OTTAWA — The Public Health Agency of Canada couldn’t immediately handle a massive surge in demand for personal protective equipment when COVID-19 began because it had ignored years of warnings that the national emergency stockpile of medical supplies wasn’t being properly managed.
Auditor general Karen Hogan delivered the finding in a report tabled in the House of Commons Wednesday.
Ottawa has spent more than $7 billion on medical devices and protective equipment since the pandemic began, but Hogan’s team selected four items to study for the purpose of the audit: N95 masks, ventilators, surgical gowns and testing swabs.
Hogan concluded Ottawa was eventually able to help provinces and territories get the equipment they needed to respond to the pandemic but it took weeks to get there and a substantial overhaul of government policies including bulk purchasing supplies and faster licensing for new suppliers.
“The Public Health Agency of Canada was not as prepared as it should have been,” Hogan said at a news conference.
“There was definitely a time between the beginning of the pandemic and early April (2020) where a large part of the needs were not being addressed. But that was taken care of as the pandemic progressed.”
Provincial and territorial governments deliver health care and maintain their own stockpiles of medicines, equipment and protective gear but PHAC maintains the national emergency strategic stockpile as backup in a crisis.
Provinces began calling on the agency for help in February 2020, as case counts in Canada began to rise.
Health Minister Patty Hajdu said Wednesday at the start of the pandemic the stockpile wasn’t ready, and there wasn’t a very good system to understand what the provinces needed.
“The federal government accepts all the recommendations which will ensure Canada is prepared for a future public health event,” Hajdu said.
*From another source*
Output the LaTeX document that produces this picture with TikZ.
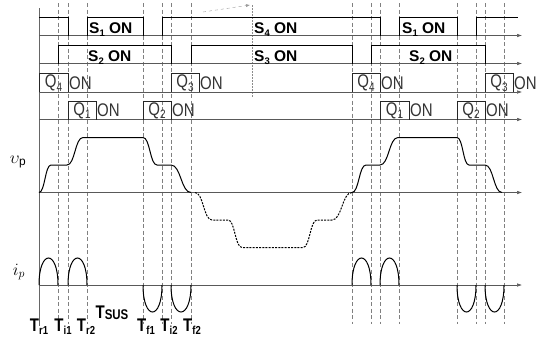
\documentclass[tikz,border=0pt]{standalone}
\usepackage{fontspec}
\setmainfont{Liberation Sans}
\usetikzlibrary{arrows.meta}
\newcommand\sbs[2][9.5]{\raisebox{-0.35ex}{\fontsize{#1}{#1}\selectfont #2}}
\newcommand\tallbox[1]{\scalebox{1}[1.22]{#1}}
\begin{document}
\begin{tikzpicture}[x=1pt,y=-1pt,
  wave/.style={line width=1pt,black},
  qbox/.style={line width=0.8pt,black!85},
  axisline/.style={line width=0.5pt,black!65,-{Latex[length=5pt,width=3.5pt]}},
  vdash/.style={line width=0.5pt,black!50,dash pattern=on 4pt off 2.5pt},
  negwave/.style={line width=1pt,black,dash pattern=on 2pt off 1.2pt},
  slab/.style={font=\fontsize{15.5}{15.5}\selectfont\bfseries,inner sep=0pt,anchor=base west},
  qlab/.style={font=\fontsize{15}{15}\selectfont,text=black!80,inner sep=0pt},
  tlab/.style={font=\fontsize{15}{15}\selectfont\bfseries,inner sep=0pt,anchor=base},
  sym/.style={font=\fontsize{17}{17}\selectfont,inner sep=0pt}]
\useasboundingbox (0,0) rectangle (544,338);

% vertical timing lines
\foreach \x in {58,68,87,143,162,171,191,352,371,380,399,457,476,485,504}
  \draw[vdash] (\x,3) -- (\x,324);
\draw[line width=0.5pt,black!60] (39,8) -- (39,326);
\draw[line width=0.4pt,black!45,dash pattern=on 1.5pt off 1.5pt] (252,5) -- (252,98);
\draw[line width=0.4pt,black!40,dashed,-{Latex[length=4pt,width=3pt]}] (203,12) -- (250,5);

% baselines
\foreach \y in {35.5,63.5,92,119.5,192.5,285}
  \draw[axisline] (39,\y) -- (522,\y);

% S1 / S4 row
\draw[wave] (39,17.5) -- (68,17.5) -- (68,35.5);
\draw[wave] (87,35.5) -- (87,17.5) -- (143,17.5) -- (143,35.5);
\draw[wave] (162,35.5) -- (162,17.5) -- (380,17.5) -- (380,35.5);
\draw[wave] (399,35.5) -- (399,17.5) -- (457,17.5) -- (457,35.5);
\draw[wave] (476,35.5) -- (476,17.5) -- (518,17.5);
\node[slab] (s1a) at (89,33.5) {S\sbs{1} ON};
\node[slab] (s4) at (254,33.5) {S\sbs{4} ON};
\node[slab] (s1b) at (402,33.5) {S\sbs{1} ON};

% S2 / S3 row
\draw[wave] (58,63.5) -- (58,45.5) -- (171,45.5) -- (171,63.5);
\draw[wave] (191,63.5) -- (191,45.5) -- (352,45.5) -- (352,63.5);
\draw[wave] (371,63.5) -- (371,45.5) -- (485,45.5) -- (485,63.5);
\node[slab] (s2a) at (88,61.5) {S\sbs{2} ON};
\node[slab] (s3) at (254,61.5) {S\sbs{3} ON};
\node[slab] (s2b) at (409,61.5) {S\sbs{2} ON};

% Q4 / Q3 row
\foreach \a/\b/\n/\nm in {39/68/4/qa,171/199/3/qb,352/380/4/qc,485/513/3/qd}{
  \draw[qbox] (\a,92) -- (\a,73) -- (\b,73) -- (\b,92);
  \node[qlab] (\nm) at ({(\a+\b)/2},83) {\tallbox{Q\sbs[10]{\n}}};
  \node[qlab,anchor=west] (\nm on) at (\b+1,83) {\tallbox{ON}};
}
% Q1 / Q2 row
\foreach \a/\b/\n/\nm in {68/96/1/qe,143/171/2/qf,380/409/1/qg,457/485/2/qh}{
  \draw[qbox] (\a,119.5) -- (\a,101) -- (\b,101) -- (\b,119.5);
  \node[qlab] (\nm) at ({(\a+\b)/2},110.5) {\tallbox{Q\sbs[10]{\n}}};
  \node[qlab,anchor=west] (\nm on) at (\b+1,110.5) {\tallbox{ON}};
}

% v_p waveform
\draw[wave] (39,192.5) .. controls (45,192.5) and (45,165) .. (51,165) -- (67,165)
  .. controls (75,165) and (75,137.5) .. (83,137.5) -- (143,137.5)
  .. controls (150,137.5) and (150,165) .. (157,165) -- (171,165)
  .. controls (181,165) and (181,192.5) .. (191,192.5);
\draw[negwave] (195,192.5) .. controls (203.5,192.5) and (203.5,220) .. (212,220) -- (228,220)
  .. controls (235,220) and (235,247.5) .. (242,247.5) -- (303,247.5)
  .. controls (310,247.5) and (310,220) .. (317,220) -- (332,220)
  .. controls (342,220) and (342,192.5) .. (352,192.5);
\draw[wave] (352,192.5) .. controls (359,192.5) and (359,165) .. (366,165) -- (380,165)
  .. controls (389,165) and (389,137.5) .. (398,137.5) -- (457,137.5)
  .. controls (463,137.5) and (463,165) .. (469,165) -- (485,165)
  .. controls (493.5,165) and (493.5,192.5) .. (502,192.5);

% i_p waveform
\foreach \a/\b in {39/58,68/87,352/371,380/399}
  \draw[wave] (\a,285) .. controls (\a,249) and (\b,249) .. (\b,285);
\foreach \a/\b in {143/162,171/191,457/476,485/504}
  \draw[wave] (\a,285) .. controls (\a,321) and (\b,321) .. (\b,285);

% axis labels
\node[sym] (vp) at (18,162) {$\upsilon_{\mathrm{p}}$};
\node[sym] (ip) at (19,272) {$i_p$};

% time labels
\node[tlab] (tr1) at (39,331) {\tallbox{T\sbs{r1}}};
\node[tlab] (ti1) at (63,331) {\tallbox{T\sbs{i1}}};
\node[tlab] (tr2) at (86,331) {\tallbox{T\sbs{r2}}};
\node[tlab] (tsus) at (112,318) {\tallbox{T\raisebox{-0.2ex}{\fontsize{11.5}{11.5}\selectfont SUS}}};
\node[tlab] (tf1) at (146,331) {\tallbox{T\sbs{f1}}};
\node[tlab] (ti2) at (169,331) {\tallbox{T\sbs{i2}}};
\node[tlab] (tf2) at (192,331) {\tallbox{T\sbs{f2}}};
\end{tikzpicture}
\end{document}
Internal audits by the public health agency in 2010 and 2013 identified serious management issues for the national stockpile, including a lack of understanding about what should be in it, and in some cases a complete lack of record-keeping on when items would expire.
Hogan said the problems are still not fixed today, and record-keeping was so bad she couldn’t assess after the fact what the stockpile had contained when the pandemic began, or what items were past their expiration date.
In March 2020, the CBC reported that PHAC had tossed out two million N95 masks just months before the pandemic began after someone discovered they had expired five years earlier.
N95 respirators — face masks that are considered the best at protecting people who are exposed to someone with COVID-19 — were among the most desperately needed items in the early weeks of the pandemic.
Nurses, doctors and other hospital staff reported having to reuse the critical equipment because there was not enough to fill the need.
Hogan said PHAC, Heath Canada and procurement officials did spring into action quickly, making bulk orders for supplies, licensing new suppliers quickly, more than doubling its warehouse space for storage, and establishing a solid plan for distributing the products to provincial and territorial governments.
Public Services and Procurement Canada has, as of April 26, received 131 million surgical gowns, 121 million N95 respirators, and 27,388 ventilators.
“What the government now needs to do is be better prepared and have that agility sort of baked into its processes, as we look forward to the next health crisis or next national emergency that might be ahead of us,” she said.
Hogan said most often staff blamed budget constraints for failing to implement stockpile improvements, and perhaps the fact the stockpile wasn’t needed very often left it low on the priority list.
But she said “you don’t wait for a rainy day to rush out and buy an umbrella.”
Dr. Ann Collins, president of the Canadian Medical Association, said the auditor’s report takes her back to those first anxiety-filled days.
Collins said it’s clear Canada faltered out of the gate and hopes this report will help get the country better prepared for the next time.
“It will be very much shame on us if we don’t learn from this,” said Collins.
Conservative health critic Michelle Rempel Garner said the report points out that the government waited 10 days after the World Health Organization declared a global pandemic before it bulk-ordered supplies.
“This delay meant Canadian front-line workers were being exposed to COVID-19 without appropriate PPE for weeks during the onset of the pandemic,” she said.